Over at The Wild Hunt, Jason Pitzl-Waters reports on an AAR session on Polytheism in Practice. He tells us about David Miller's response to the presentations. Miller wondered if kathenotheism rather than polytheism might be a more accurate term to describe the diversity of new religious movements, including Neo-Paganism.
http://www.wildhunt.org/2008/11/aar-conference-chicago-day-1.html
Kathenotheism, according to the Ethnographic Thesaurus, means:
The worship of one god at a time while accepting other gods exist.
http://www.freethesaurus.info/etnography/?tema=4238
Polytheism, according to the New World Encyclopedia, means:
Polytheism (from the Greek: polus, many, and theos, god) refers to belief in, or worship of, multiple gods or deities.
http://www.newworldencyclopedia.org/entry/Polytheism
What crosses my mind is that essentially postmodern spiritual movements constellate their deities and work by the illumination of those constellations of deities differently than more traditional or conventional movements have.
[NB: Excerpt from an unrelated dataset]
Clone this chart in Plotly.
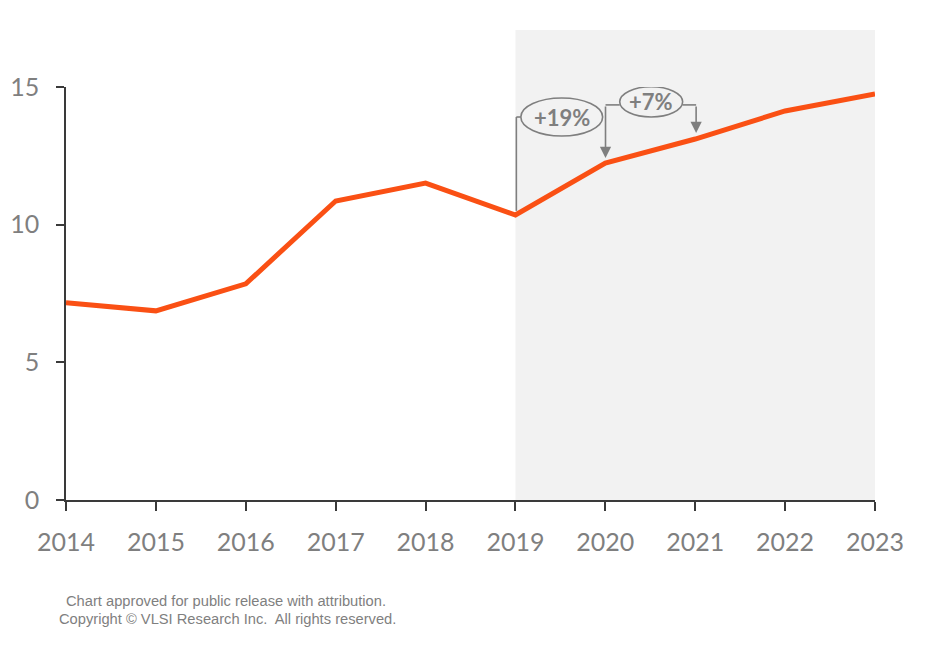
import plotly.graph_objects as go

years = [2014, 2015, 2016, 2017, 2018, 2019, 2020, 2021, 2022, 2023]
values = [7.16, 6.87, 7.85, 10.86, 11.51, 10.35, 12.24, 13.11, 14.13, 14.75]
y_ticks = [0, 5, 10, 15]
growth_labels = ["+19%", "+7%"]
forecast_start = 2019
footer_lines = ["Chart approved for public release with attribution.",
                "Copyright © VLSI Research Inc.  All rights reserved."]

GRAY = "#7f7f7f"
AXIS = "#3a3a3a"
ORANGE = "#fa5014"
SHADE = "#f2f2f2"

fig = go.Figure()

fig.add_trace(go.Scatter(x=years, y=values, mode="lines",
                         line=dict(color=ORANGE, width=5), hoverinfo="skip",
                         showlegend=False))

# forecast shading
fig.add_shape(type="rect", xref="x", yref="paper", x0=forecast_start, x1=years[-1],
              y0=0, y1=1.138, fillcolor=SHADE, line=dict(width=0), layer="below")

i19 = years.index(2019)
i20 = years.index(2020)
i21 = years.index(2021)

lc = dict(color=GRAY, width=1.6)
# +19% bracket
lvl1 = 13.91
fig.add_shape(type="line", x0=years[i19] + 0.01, x1=years[i19] + 0.01,
              y0=values[i19] + 0.15, y1=lvl1, line=lc)
fig.add_shape(type="line", x0=years[i19] + 0.01, x1=2019.06, y0=lvl1, y1=lvl1, line=lc)
# +7% bracket level
lvl2 = 14.35
fig.add_shape(type="line", x0=years[i20] + 0.002, x1=2020.16, y0=lvl2, y1=lvl2, line=lc)
fig.add_shape(type="line", x0=2020.86, x1=years[i21] + 0.01, y0=lvl2, y1=lvl2, line=lc)

# arrows down
for xi, top, tip in [(years[i20] + 0.002, lvl2, values[i20] + 0.18),
                     (years[i21] + 0.01, lvl2, values[i21] + 0.22)]:
    fig.add_annotation(x=xi, y=tip, ax=xi, ay=top, xref="x", yref="y",
                       axref="x", ayref="y", text="", showarrow=True,
                       arrowhead=2, arrowsize=1.4, arrowwidth=1.6, arrowcolor=GRAY)

# ellipses
fig.add_shape(type="circle", x0=2019.06, x1=2019.97, y0=lvl1 - 0.69, y1=lvl1 + 0.69,
              line=dict(color=GRAY, width=1.6), fillcolor=SHADE)
fig.add_shape(type="circle", x0=2020.16, x1=2020.86, y0=14.46 - 0.55, y1=14.46 + 0.55,
              line=dict(color=GRAY, width=1.6), fillcolor=SHADE)

fig.add_annotation(x=2019.515, y=lvl1, text="<b>" + growth_labels[0] + "</b>",
                   showarrow=False, font=dict(family="Lato", size=22, color=GRAY))
fig.add_annotation(x=2020.51, y=14.46, text="<b>" + growth_labels[1] + "</b>",
                   showarrow=False, font=dict(family="Lato", size=22, color=GRAY))

fig.add_annotation(xref="paper", yref="paper", x=(226 - 66) / (875 - 66), y=-(601 - 500) / 413,
                   yanchor="middle", xanchor="center", text=footer_lines[0], showarrow=False,
                   font=dict(family="Liberation Sans", size=14.7, color=GRAY))
fig.add_annotation(xref="paper", yref="paper", x=(227 - 66) / (875 - 66), y=-(619 - 500) / 413,
                   yanchor="middle", xanchor="center", text=footer_lines[1], showarrow=False,
                   font=dict(family="Liberation Sans", size=14.7, color=GRAY))

fig.update_layout(
    width=934, height=653,
    margin=dict(l=66, r=59, t=87, b=153, autoexpand=False),
    paper_bgcolor="white", plot_bgcolor="rgba(0,0,0,0)",
    xaxis=dict(range=[years[0], years[-1]], tickvals=years, showgrid=False, zeroline=False,
               showline=True, linecolor=AXIS, linewidth=1.5, ticks="outside", ticklen=9,
               tickcolor=AXIS, tickwidth=1.5, ticklabelstandoff=10, automargin=False,
               tickfont=dict(family="Lato", size=25, color=GRAY)),
    yaxis=dict(range=[0, 15], tickvals=y_ticks, showgrid=False, zeroline=False,
               showline=True, linecolor=AXIS, linewidth=1.5, ticks="outside", ticklen=8,
               tickcolor=AXIS, tickwidth=1.5, ticklabelstandoff=12, automargin=False,
               tickfont=dict(family="Lato", size=25, color=GRAY)),
)

fig.write_html("out.html")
Time and number may become more relativistic, more of the moment's circumstances. Practitioners may, at need, shift their categorizations.
Here's the comment I left at The Wild Hunt:
But I am a polytheist. I have, in the best tradition of bricolage, put together my own Neo-Pagan metapantheon from the pantheons of several historical cultural traditions. And, once in a while, deities from other traditions have joined my metapantheon on their own.It's probably accurate to say, though, that I do not allot equivalent weight and devotion to all the many deities of all the known pantheons. I do focus on the metapantheon that suits me and my practice.